Esse e outros estudos começaram a erodir a imagem dos biocombustíveis na Europa como uma alternativa ecologicamente viável aos combustíveis fósseis. Um sinal dessa crescente oposição foi a adoção, por parte de ambientalistas europeus, do termo agrocombustíveis, bem menos positivo, em lugar de biocombustíveis.

Nas últimas semanas, a mídia européia deu amplo destaque aos problemas e às incertezas relacionadas aos biocombustíveis. O principal jornal espanhol, o “El País”, disse que eles estavam perdendo o rótulo ambiental. Uma das intenções do governo britânico, ao abandonar o programa de E85, foi ajudar a frear o avanço de plantações em áreas de floresta com o uso excessivo de pesticidas.

Além questionar o ganho ambiental dos biocombustíveis , os europeus estão preocupados com a alta de preços que eles estão causando em commodities agrícolas, do milho à carne, e que ajudou a levar a inflação anual na zona do euro ao recorde de 3,5% em março.

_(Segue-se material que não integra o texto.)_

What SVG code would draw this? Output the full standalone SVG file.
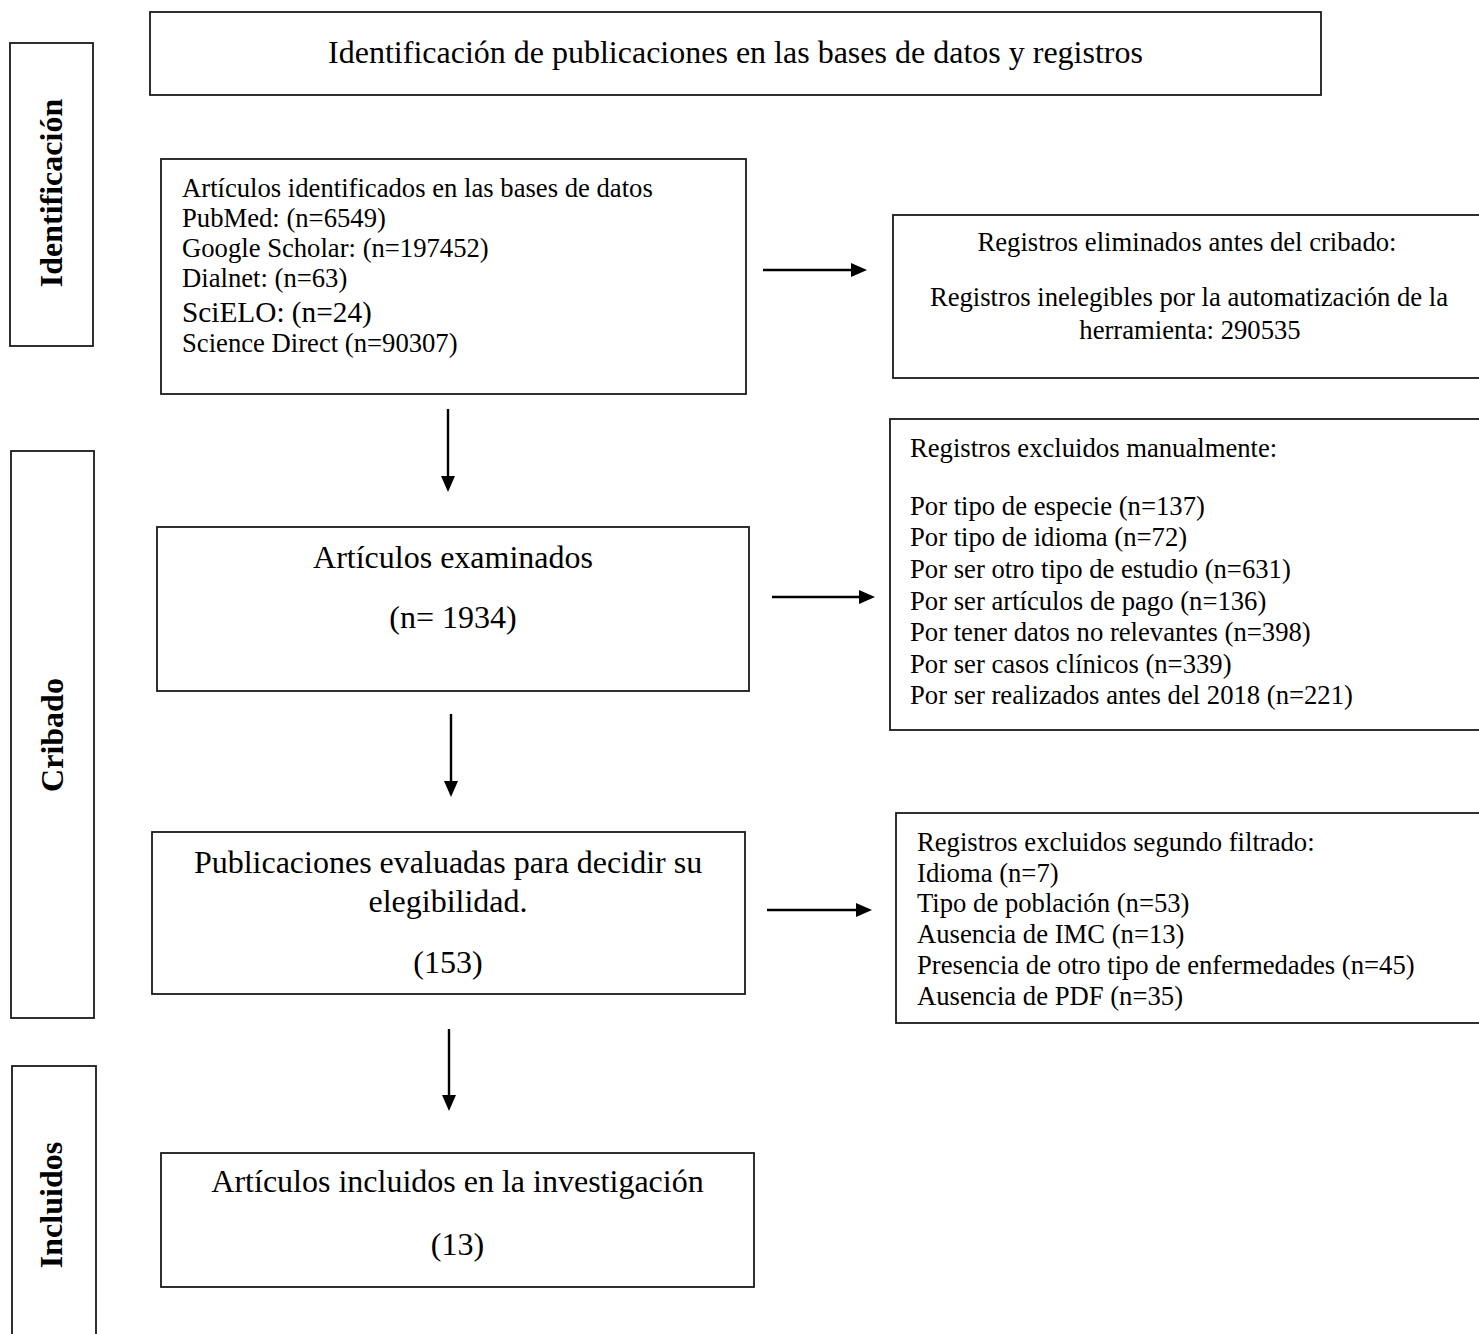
<svg xmlns="http://www.w3.org/2000/svg" width="1479" height="1334" viewBox="0 0 1479 1334">
<style>
.box{fill:#fff;stroke:#1a1a1a;stroke-width:1.8}
.t{font-family:"Liberation Serif","Times New Roman",serif;fill:#000}
.s20{font-size:26.67px}
.s24{font-size:32px}
.s22{font-size:29.3px}
.side{font-family:"Liberation Serif","Times New Roman",serif;font-weight:bold;font-size:32px;fill:#000}
.mid{text-anchor:middle}
.conn{stroke:#000;stroke-width:2.4;fill:none}
</style>
<defs>
<marker id="ah" markerUnits="userSpaceOnUse" viewBox="0 0 16 14" refX="2" refY="7" markerWidth="16" markerHeight="14" orient="auto">
<path d="M0,0 L16,7 L0,14 z" fill="#000"/>
</marker>
</defs>
<rect width="1479" height="1334" fill="#fff"/>

<g id="title">
<rect class="box" x="150" y="12" width="1171" height="83"/>
<text class="t s24 mid" x="735.5" y="63">Identificación de publicaciones en las bases de datos y registros</text>
</g>

<g id="side-identificacion">
<rect class="box" x="10" y="43" width="83" height="303"/>
<text class="side mid" transform="translate(62,193) rotate(-90)">Identificación</text>
</g>
<g id="side-cribado">
<rect class="box" x="11" y="451" width="83" height="567"/>
<text class="side mid" transform="translate(63,735) rotate(-90)">Cribado</text>
</g>
<g id="side-incluidos">
<rect class="box" x="12" y="1066" width="84" height="280"/>
<text class="side mid" transform="translate(62,1205) rotate(-90)">Incluidos</text>
</g>

<g id="identificados">
<rect class="box" x="161" y="159" width="585" height="235"/>
<text class="t s20" x="182" y="197">Artículos identificados en las bases de datos</text>
<text class="t s20" x="182" y="227">PubMed: (n=6549)</text>
<text class="t s20" x="182" y="257">Google Scholar: (n=197452)</text>
<text class="t s20" x="182" y="287">Dialnet: (n=63)</text>
<text class="t s22" x="182" y="322">SciELO: (n=24)</text>
<text class="t s20" x="182" y="352">Science Direct (n=90307)</text>
</g>

<g id="eliminados">
<rect class="box" x="893" y="215" width="600" height="163"/>
<text class="t s20 mid" x="1187" y="251">Registros eliminados antes del cribado:</text>
<text class="t s20 mid" x="1189" y="306">Registros inelegibles por la automatización de la</text>
<text class="t s20 mid" x="1190" y="339">herramienta: 290535</text>
</g>

<g id="examinados">
<rect class="box" x="157" y="527" width="592" height="164"/>
<text class="t s24 mid" x="453" y="568">Artículos examinados</text>
<text class="t s24 mid" x="453" y="628">(n= 1934)</text>
</g>

<g id="excluidos-manual">
<rect class="box" x="890" y="419" width="603" height="311"/>
<text class="t s20" x="910" y="457">Registros excluidos manualmente:</text>
<text class="t s20" x="910" y="515">Por tipo de especie (n=137)</text>
<text class="t s20" x="910" y="546">Por tipo de idioma (n=72)</text>
<text class="t s20" x="910" y="578">Por ser otro tipo de estudio (n=631)</text>
<text class="t s20" x="910" y="610">Por ser artículos de pago (n=136)</text>
<text class="t s20" x="910" y="641">Por tener datos no relevantes (n=398)</text>
<text class="t s20" x="910" y="673">Por ser casos clínicos (n=339)</text>
<text class="t s20" x="910" y="704">Por ser realizados antes del 2018 (n=221)</text>
</g>

<g id="evaluadas">
<rect class="box" x="152" y="832" width="593" height="162"/>
<text class="t s24 mid" x="448" y="873">Publicaciones evaluadas para decidir su</text>
<text class="t s24 mid" x="448" y="912">elegibilidad.</text>
<text class="t s24 mid" x="448" y="973">(153)</text>
</g>

<g id="excluidos-filtrado">
<rect class="box" x="896" y="813" width="597" height="210"/>
<text class="t s20" x="917" y="851">Registros excluidos segundo filtrado:</text>
<text class="t s20" x="917" y="882">Idioma (n=7)</text>
<text class="t s20" x="917" y="912">Tipo de población (n=53)</text>
<text class="t s20" x="917" y="943">Ausencia de IMC (n=13)</text>
<text class="t s20" x="917" y="974">Presencia de otro tipo de enfermedades (n=45)</text>
<text class="t s20" x="917" y="1005">Ausencia de PDF (n=35)</text>
</g>

<g id="incluidos">
<rect class="box" x="161" y="1153" width="593" height="134"/>
<text class="t s24 mid" x="457.5" y="1192">Artículos incluidos en la investigación</text>
<text class="t s24 mid" x="457.5" y="1255">(13)</text>
</g>

<g id="connectors">
<line class="conn" x1="763" y1="270" x2="853" y2="270" marker-end="url(#ah)"/>
<line class="conn" x1="772" y1="597" x2="861" y2="597" marker-end="url(#ah)"/>
<line class="conn" x1="767" y1="910" x2="858" y2="910" marker-end="url(#ah)"/>
<line class="conn" x1="448" y1="409" x2="448" y2="478" marker-end="url(#ah)"/>
<line class="conn" x1="451" y1="714" x2="451" y2="783" marker-end="url(#ah)"/>
<line class="conn" x1="449" y1="1029" x2="449" y2="1097" marker-end="url(#ah)"/>
</g>
</svg>
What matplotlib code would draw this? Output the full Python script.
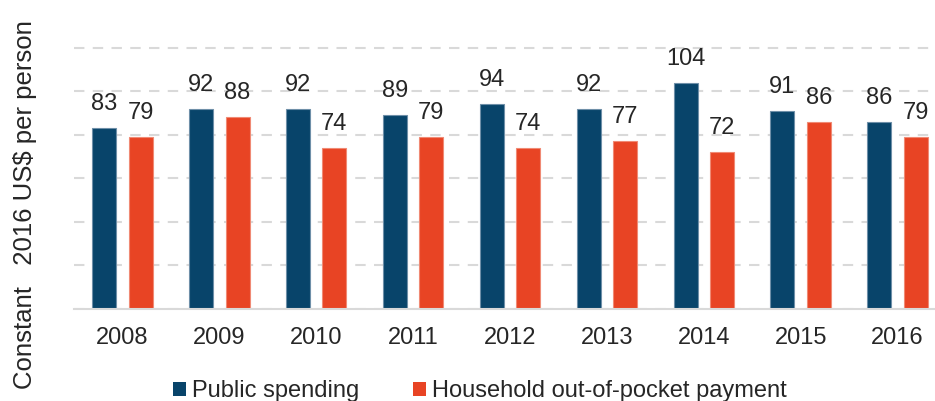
import matplotlib
matplotlib.use("Agg")
import matplotlib.pyplot as plt
from matplotlib.patches import Patch
import numpy as np

plt.rcParams['font.family'] = ['Liberation Sans', 'DejaVu Sans']

years = ["2008", "2009", "2010", "2011", "2012", "2013", "2014", "2015", "2016"]
public_spending = [83, 92, 92, 89, 94, 92, 104, 91, 86]
household_oop = [79, 88, 74, 79, 74, 77, 72, 86, 79]
series_names = ["Public spending", "Household out-of-pocket payment"]

BLUE = "#08446A"
ORANGE = "#E84424"
TEXT = "#262626"
GRID = "#D9D9D9"
FS = 17

W, H = 935, 401
fig = plt.figure(figsize=(W / 100, H / 100), dpi=100)
ax_left, ax_right = 74, 946
ax_top, ax_bottom = 26, 309
ax = fig.add_axes([ax_left / W, 1 - ax_bottom / H,
                   (ax_right - ax_left) / W, (ax_bottom - ax_top) / H])

x = np.arange(len(years))
bw = 0.248
off = 0.188
b1 = ax.bar(x - off, public_spending, bw, color=BLUE, edgecolor="#6E8FA8",
            linewidth=0.8, zorder=3)
b2 = ax.bar(x + off, household_oop, bw, color=ORANGE, edgecolor="#F08A74",
            linewidth=0.8, zorder=3)

for bars, vals in ((b1, public_spending), (b2, household_oop)):
    for rect, v in zip(bars, vals):
        ax.annotate(str(v), (rect.get_x() + rect.get_width() / 2, v),
                    xytext=(0, 13), textcoords="offset points",
                    ha="center", va="baseline", fontsize=FS, color=TEXT)

ax.set_xlim(-0.5, len(years) - 0.5)
ax.set_ylim(0, 130)
ax.set_yticks(np.arange(0, 121, 20))
ax.set_yticklabels([])
ax.tick_params(axis="y", length=0)
ax.set_xticks(x)
ax.set_xticklabels(years, fontsize=FS, color=TEXT)
ax.tick_params(axis="x", length=0, pad=13)
ax.yaxis.grid(True, color=GRID, linestyle=(0, (5, 4)), linewidth=1.5, zorder=0)
for s in ("top", "right", "left"):
    ax.spines[s].set_visible(False)
ax.spines["bottom"].set_color(GRID)
ax.spines["bottom"].set_linewidth(1.5)
ax.spines["bottom"].set_zorder(4)

fig.text(25 / W, 1 - 205 / H, "Constant   2016 US$ per person", rotation=90,
         ha="center", va="center", fontsize=18.5, color=TEXT)

handles = [Patch(facecolor=BLUE, edgecolor="none"),
           Patch(facecolor=ORANGE, edgecolor="none")]
fig.legend(handles, series_names, loc="center left",
           bbox_to_anchor=(173 / W, 1 - 391 / H), ncol=2, frameon=False,
           fontsize=FS, handlelength=0.55, handleheight=0.55,
           handletextpad=0.25, columnspacing=2.3, borderaxespad=0,
           borderpad=0, labelcolor=TEXT)

fig.savefig("out.png", dpi=100)
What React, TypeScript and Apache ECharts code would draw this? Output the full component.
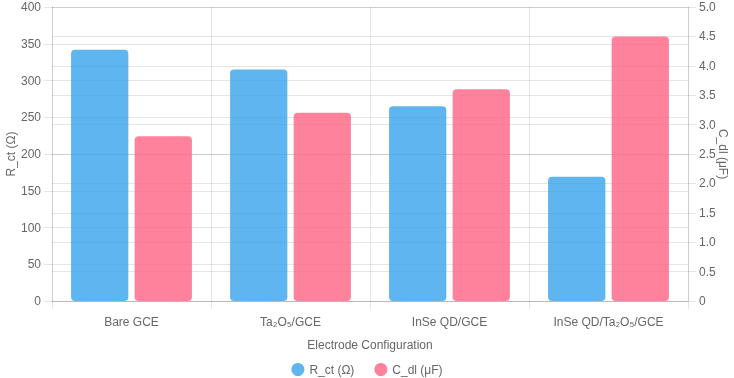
import React, { useEffect, useRef } from "react";
import * as echarts from "echarts";

const categories = ["Bare GCE", "Ta₂O₅/GCE", "InSe QD/GCE", "InSe QD/Ta₂O₅/GCE"];
const rctValues = [342, 315, 265, 169];
const cdlValues = [2.8, 3.2, 3.6, 4.5];
const seriesNames = ["R_ct (Ω)", "C_dl (μF)"];

const FONT = "Liberation Sans, Arial, Helvetica, sans-serif";
const GRID = "rgba(0,0,0,0.1)";
const TXT = "#666";

export default function App() {
  const ref = useRef<HTMLDivElement>(null);
  useEffect(() => {
    if (!ref.current) return;
    const chart = echarts.init(ref.current, undefined, { renderer: "svg" });
    chart.setOption({
      animation: false,
      textStyle: { fontFamily: FONT },
      grid: {
        left: 52,
        right: 46,
        top: 7,
        bottom: 77,
        containLabel: false,
        outerBoundsMode: "none",
      },
      legend: {
        top: 363,
        left: "center",
        padding: 0,
        icon: "circle",
        itemWidth: 13,
        itemHeight: 13,
        itemGap: 20,
        textStyle: { color: TXT, fontSize: 12, fontFamily: FONT },
        data: seriesNames,
      },
      xAxis: {
        type: "category",
        data: categories,
        name: "Electrode Configuration",
        nameLocation: "middle",
        nameGap: 38,
        nameTextStyle: { color: TXT, fontSize: 12, fontFamily: FONT },
        axisLine: { show: true, lineStyle: { color: GRID } },
        axisTick: { show: true, length: 8, lineStyle: { color: GRID } },
        axisLabel: { color: TXT, fontSize: 12, margin: 15, fontFamily: FONT },
        splitLine: { show: true, lineStyle: { color: GRID } },
      },
      yAxis: [
        {
          type: "value",
          min: 0,
          max: 400,
          interval: 50,
          position: "left",
          name: seriesNames[0],
          nameLocation: "middle",
          nameGap: 35,
          nameMoveOverlap: false,
          nameTextStyle: { color: TXT, fontSize: 12, fontFamily: FONT },
          axisLine: { show: true, lineStyle: { color: GRID } },
          axisTick: { show: true, length: 8, lineStyle: { color: GRID } },
          axisLabel: { color: TXT, fontSize: 12, margin: 11, fontFamily: FONT },
          splitLine: { show: true, lineStyle: { color: GRID } },
        },
        {
          type: "value",
          min: 0,
          max: 5,
          interval: 0.5,
          position: "right",
          name: seriesNames[1],
          nameLocation: "middle",
          nameRotate: -90,
          nameGap: 29,
          nameMoveOverlap: false,
          nameTextStyle: { color: TXT, fontSize: 12, fontFamily: FONT },
          axisLine: { show: true, lineStyle: { color: GRID } },
          axisTick: { show: true, length: 8, lineStyle: { color: GRID } },
          axisLabel: {
            color: TXT,
            fontSize: 12,
            margin: 11,
            fontFamily: FONT,
            formatter: (v: number) => (v === 0 ? "0" : v.toFixed(1)),
          },
          splitLine: { show: true, lineStyle: { color: GRID } },
        },
      ],
      series: [
        {
          name: seriesNames[0],
          type: "bar",
          yAxisIndex: 0,
          data: rctValues,
          barGap: "11%",
          barCategoryGap: "24%",
          itemStyle: {
            color: "rgba(54,162,235,0.8)",
            borderRadius: 4,
          },
        },
        {
          name: seriesNames[1],
          type: "bar",
          yAxisIndex: 1,
          data: cdlValues,
          barGap: "11%",
          barCategoryGap: "24%",
          itemStyle: {
            color: "rgba(255,99,132,0.8)",
            borderRadius: 4,
          },
        },
      ],
    });
    return () => chart.dispose();
  }, []);
  return (
    <div
      ref={ref}
      style={{ position: "fixed", left: 0, top: 0, width: 734, height: 378 }}
    />
  );
}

A Comissão Européia avalia que o etanol está sofrendo duas linhas de ataque. Primeiro, do lado ambiental. A implicância de ONGs está estigmatizando o etanol, como ocorreu com os transgênicos. Segundo, do lado social, com a acusação de que o etanol eleva o preço de alimentos e só beneficia fazendeiros ricos do Brasil e dos EUA.

Michael Mann, porta-voz de agricultura da UE, disse que o objetivo europeu é claro: estimular a produção de etanol de primeira geração, a partir de matérias-primas agrícolas. Mas, assim que for possível, partir para a produção de etanol segunda geração, para não usar commodities alimentares.

É preciso notar, porém, que a Suécia recentemente foi o primeiro país a obter autorização da UE para eliminar a tarifa de importação sobre o etanol brasileiro, e por razões ecológicas. Há uma ala, como o governo liberal sueco, que acha o etanol brasileiro importante para a questão ambiental.

Para alguns especialistas, se o quadro piorar para o etanol, o Brasil em todo caso tem chances com o biodiesel (que tem tarifas baixas na UE). Só que o protecionismo para biodiesel também é forte.